## [YOUR GOAL]
Copy the material that follows word for word and omit its pictures.
■ ■ ■ ■ ■ ■ ■
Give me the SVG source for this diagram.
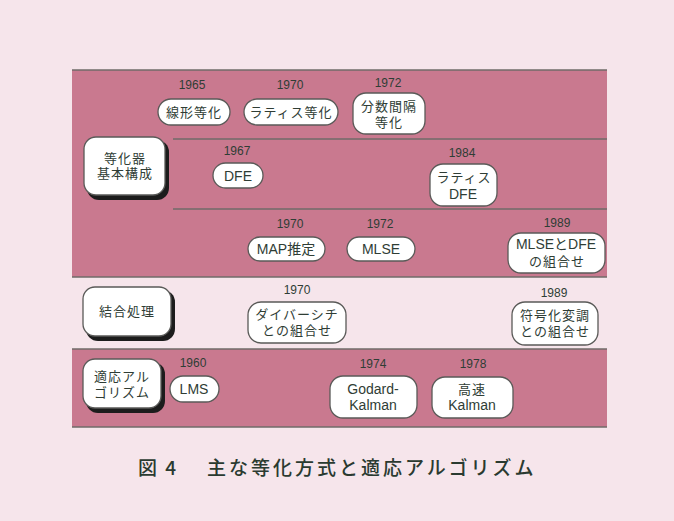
<svg xmlns="http://www.w3.org/2000/svg" width="674" height="521" viewBox="0 0 674 521">
<style>
.band{fill:#c9798f}
.ln{stroke:#6f6b68;stroke-width:1.5;fill:none}
.node{fill:#ffffff;stroke:#5a5a58;stroke-width:1.3}
.shadow{fill:#1c1c1c}
.t{font-family:"Liberation Sans","Noto Sans CJK JP",sans-serif;font-size:14px;fill:#2f3d35;text-anchor:middle}
.j{font-family:"Noto Sans CJK JP",sans-serif;font-size:13px;fill:#2f3d35;text-anchor:middle;letter-spacing:1px}
.y{font-family:"Liberation Sans",sans-serif;font-size:12px;fill:#2f3d35;text-anchor:middle}
.cap{font-family:"Noto Sans CJK JP",sans-serif;font-size:19px;font-weight:500;fill:#2a3a30}
</style>
<rect width="674" height="521" fill="#f6e5eb"/>
<g id="bands">
<rect class="band" x="72" y="70" width="535" height="207"/>
<rect class="band" x="72" y="349" width="535" height="78"/>
<line class="ln" x1="72" y1="70" x2="607" y2="70" stroke="#8c958b"/>
<line class="ln" x1="72" y1="277" x2="607" y2="277"/>
<line class="ln" x1="72" y1="349" x2="607" y2="349"/>
<line class="ln" x1="72" y1="427" x2="607" y2="427"/>
</g>
<g id="connectors">
<line class="ln" x1="173" y1="139" x2="607" y2="139"/>
<line class="ln" x1="173" y1="209" x2="607" y2="209"/>
</g>
<g id="n-kihon">
<rect class="shadow" x="87" y="140" width="82" height="60" rx="12"/>
<rect class="node" x="84" y="137" width="81" height="58" rx="12"/>
<text class="j" x="125" y="163">等化器<tspan x="125" dy="15">基本構成</tspan></text>
</g>
<g id="n-ketsugo">
<rect class="shadow" x="86" y="290" width="89" height="51" rx="12"/>
<rect class="node" x="83" y="287" width="88" height="49" rx="12"/>
<text class="j" x="127" y="316">結合処理</text>
</g>
<g id="n-tekio">
<rect class="shadow" x="86" y="362" width="79" height="51" rx="12"/>
<rect class="node" x="83" y="359" width="78" height="49" rx="12"/>
<text class="j" x="122" y="381">適応アル<tspan x="122" dy="16">ゴリズム</tspan></text>
</g>
<g id="n-senkei">
<text class="y" x="192" y="89">1965</text>
<rect class="node" x="158" y="99" width="72" height="26" rx="13"/>
<text class="j" x="194" y="117">線形等化</text>
</g>
<g id="n-lattice">
<text class="y" x="290" y="89">1970</text>
<rect class="node" x="244" y="99" width="94" height="26" rx="13"/>
<text class="j" x="291" y="117">ラティス等化</text>
</g>
<g id="n-bunsu">
<text class="y" x="388" y="87">1972</text>
<rect class="node" x="353" y="93" width="72" height="41" rx="13"/>
<text class="j" x="389" y="111">分数間隔<tspan x="389" dy="16">等化</tspan></text>
</g>
<g id="n-dfe">
<text class="y" x="237" y="155">1967</text>
<rect class="node" x="213" y="163" width="50" height="25" rx="12.5"/>
<text class="t" x="238" y="181">DFE</text>
</g>
<g id="n-ldfe">
<text class="y" x="462" y="157">1984</text>
<rect class="node" x="430" y="164" width="67" height="42" rx="13"/>
<text class="j" x="464" y="182">ラティス<tspan class="t" x="463" dy="17" style="letter-spacing:0">DFE</tspan></text>
</g>
<g id="n-map">
<text class="y" x="290" y="228">1970</text>
<rect class="node" x="248" y="237" width="77" height="24" rx="12"/>
<text class="t" x="286" y="254">MAP推定</text>
</g>
<g id="n-mlse">
<text class="y" x="380" y="228">1972</text>
<rect class="node" x="347" y="237" width="68" height="24" rx="12"/>
<text class="t" x="381" y="254">MLSE</text>
</g>
<g id="n-mlsedfe">
<text class="y" x="557" y="227">1989</text>
<rect class="node" x="508" y="233" width="97" height="40" rx="13"/>
<text class="t" x="556" y="249">MLSEとDFE<tspan x="557" dy="17" style="font-family:'Noto Sans CJK JP',sans-serif;font-size:13px;letter-spacing:1px">の組合せ</tspan></text>
</g>
<g id="n-diversity">
<text class="y" x="297" y="294">1970</text>
<rect class="node" x="248" y="302" width="98" height="41" rx="13"/>
<text class="j" x="297" y="319">ダイバーシチ<tspan x="297" dy="16">との組合せ</tspan></text>
</g>
<g id="n-fugoka">
<text class="y" x="554" y="297">1989</text>
<rect class="node" x="512" y="302" width="86" height="43" rx="13"/>
<text class="j" x="555" y="320">符号化変調<tspan x="555" dy="16">との組合せ</tspan></text>
</g>
<g id="n-lms">
<text class="y" x="193" y="367">1960</text>
<rect class="node" x="170" y="376" width="49" height="26" rx="13"/>
<text class="t" x="194" y="394">LMS</text>
</g>
<g id="n-godard">
<text class="y" x="373" y="368">1974</text>
<rect class="node" x="330" y="376" width="87" height="42" rx="13"/>
<text class="t" x="373" y="394">Godard-<tspan x="373" dy="16">Kalman</tspan></text>
</g>
<g id="n-kosoku">
<text class="y" x="473" y="368">1978</text>
<rect class="node" x="432" y="377" width="81" height="41" rx="13"/>
<text class="j" x="472" y="394">高速<tspan class="t" x="472" dy="16" style="letter-spacing:0">Kalman</tspan></text>
</g>
<text class="cap" x="138" y="475" letter-spacing="2">図 4</text>
<text class="cap" x="207" y="475" letter-spacing="3">主な等化方式と適応アルゴリズム</text>
</svg>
■ ■ ■ ■ ■ ■ ■
## [ANSWER IN FULL]
Give me the SVG source for this diagram.
<svg xmlns="http://www.w3.org/2000/svg" width="674" height="521" viewBox="0 0 674 521">
<style>
.band{fill:#c9798f}
.ln{stroke:#6f6b68;stroke-width:1.5;fill:none}
.node{fill:#ffffff;stroke:#5a5a58;stroke-width:1.3}
.shadow{fill:#1c1c1c}
.t{font-family:"Liberation Sans","Noto Sans CJK JP",sans-serif;font-size:14px;fill:#2f3d35;text-anchor:middle}
.j{font-family:"Noto Sans CJK JP",sans-serif;font-size:13px;fill:#2f3d35;text-anchor:middle;letter-spacing:1px}
.y{font-family:"Liberation Sans",sans-serif;font-size:12px;fill:#2f3d35;text-anchor:middle}
.cap{font-family:"Noto Sans CJK JP",sans-serif;font-size:19px;font-weight:500;fill:#2a3a30}
</style>
<rect width="674" height="521" fill="#f6e5eb"/>
<g id="bands">
<rect class="band" x="72" y="70" width="535" height="207"/>
<rect class="band" x="72" y="349" width="535" height="78"/>
<line class="ln" x1="72" y1="70" x2="607" y2="70" stroke="#8c958b"/>
<line class="ln" x1="72" y1="277" x2="607" y2="277"/>
<line class="ln" x1="72" y1="349" x2="607" y2="349"/>
<line class="ln" x1="72" y1="427" x2="607" y2="427"/>
</g>
<g id="connectors">
<line class="ln" x1="173" y1="139" x2="607" y2="139"/>
<line class="ln" x1="173" y1="209" x2="607" y2="209"/>
</g>
<g id="n-kihon">
<rect class="shadow" x="87" y="140" width="82" height="60" rx="12"/>
<rect class="node" x="84" y="137" width="81" height="58" rx="12"/>
<text class="j" x="125" y="163">等化器<tspan x="125" dy="15">基本構成</tspan></text>
</g>
<g id="n-ketsugo">
<rect class="shadow" x="86" y="290" width="89" height="51" rx="12"/>
<rect class="node" x="83" y="287" width="88" height="49" rx="12"/>
<text class="j" x="127" y="316">結合処理</text>
</g>
<g id="n-tekio">
<rect class="shadow" x="86" y="362" width="79" height="51" rx="12"/>
<rect class="node" x="83" y="359" width="78" height="49" rx="12"/>
<text class="j" x="122" y="381">適応アル<tspan x="122" dy="16">ゴリズム</tspan></text>
</g>
<g id="n-senkei">
<text class="y" x="192" y="89">1965</text>
<rect class="node" x="158" y="99" width="72" height="26" rx="13"/>
<text class="j" x="194" y="117">線形等化</text>
</g>
<g id="n-lattice">
<text class="y" x="290" y="89">1970</text>
<rect class="node" x="244" y="99" width="94" height="26" rx="13"/>
<text class="j" x="291" y="117">ラティス等化</text>
</g>
<g id="n-bunsu">
<text class="y" x="388" y="87">1972</text>
<rect class="node" x="353" y="93" width="72" height="41" rx="13"/>
<text class="j" x="389" y="111">分数間隔<tspan x="389" dy="16">等化</tspan></text>
</g>
<g id="n-dfe">
<text class="y" x="237" y="155">1967</text>
<rect class="node" x="213" y="163" width="50" height="25" rx="12.5"/>
<text class="t" x="238" y="181">DFE</text>
</g>
<g id="n-ldfe">
<text class="y" x="462" y="157">1984</text>
<rect class="node" x="430" y="164" width="67" height="42" rx="13"/>
<text class="j" x="464" y="182">ラティス<tspan class="t" x="463" dy="17" style="letter-spacing:0">DFE</tspan></text>
</g>
<g id="n-map">
<text class="y" x="290" y="228">1970</text>
<rect class="node" x="248" y="237" width="77" height="24" rx="12"/>
<text class="t" x="286" y="254">MAP推定</text>
</g>
<g id="n-mlse">
<text class="y" x="380" y="228">1972</text>
<rect class="node" x="347" y="237" width="68" height="24" rx="12"/>
<text class="t" x="381" y="254">MLSE</text>
</g>
<g id="n-mlsedfe">
<text class="y" x="557" y="227">1989</text>
<rect class="node" x="508" y="233" width="97" height="40" rx="13"/>
<text class="t" x="556" y="249">MLSEとDFE<tspan x="557" dy="17" style="font-family:'Noto Sans CJK JP',sans-serif;font-size:13px;letter-spacing:1px">の組合せ</tspan></text>
</g>
<g id="n-diversity">
<text class="y" x="297" y="294">1970</text>
<rect class="node" x="248" y="302" width="98" height="41" rx="13"/>
<text class="j" x="297" y="319">ダイバーシチ<tspan x="297" dy="16">との組合せ</tspan></text>
</g>
<g id="n-fugoka">
<text class="y" x="554" y="297">1989</text>
<rect class="node" x="512" y="302" width="86" height="43" rx="13"/>
<text class="j" x="555" y="320">符号化変調<tspan x="555" dy="16">との組合せ</tspan></text>
</g>
<g id="n-lms">
<text class="y" x="193" y="367">1960</text>
<rect class="node" x="170" y="376" width="49" height="26" rx="13"/>
<text class="t" x="194" y="394">LMS</text>
</g>
<g id="n-godard">
<text class="y" x="373" y="368">1974</text>
<rect class="node" x="330" y="376" width="87" height="42" rx="13"/>
<text class="t" x="373" y="394">Godard-<tspan x="373" dy="16">Kalman</tspan></text>
</g>
<g id="n-kosoku">
<text class="y" x="473" y="368">1978</text>
<rect class="node" x="432" y="377" width="81" height="41" rx="13"/>
<text class="j" x="472" y="394">高速<tspan class="t" x="472" dy="16" style="letter-spacing:0">Kalman</tspan></text>
</g>
<text class="cap" x="138" y="475" letter-spacing="2">図 4</text>
<text class="cap" x="207" y="475" letter-spacing="3">主な等化方式と適応アルゴリズム</text>
</svg>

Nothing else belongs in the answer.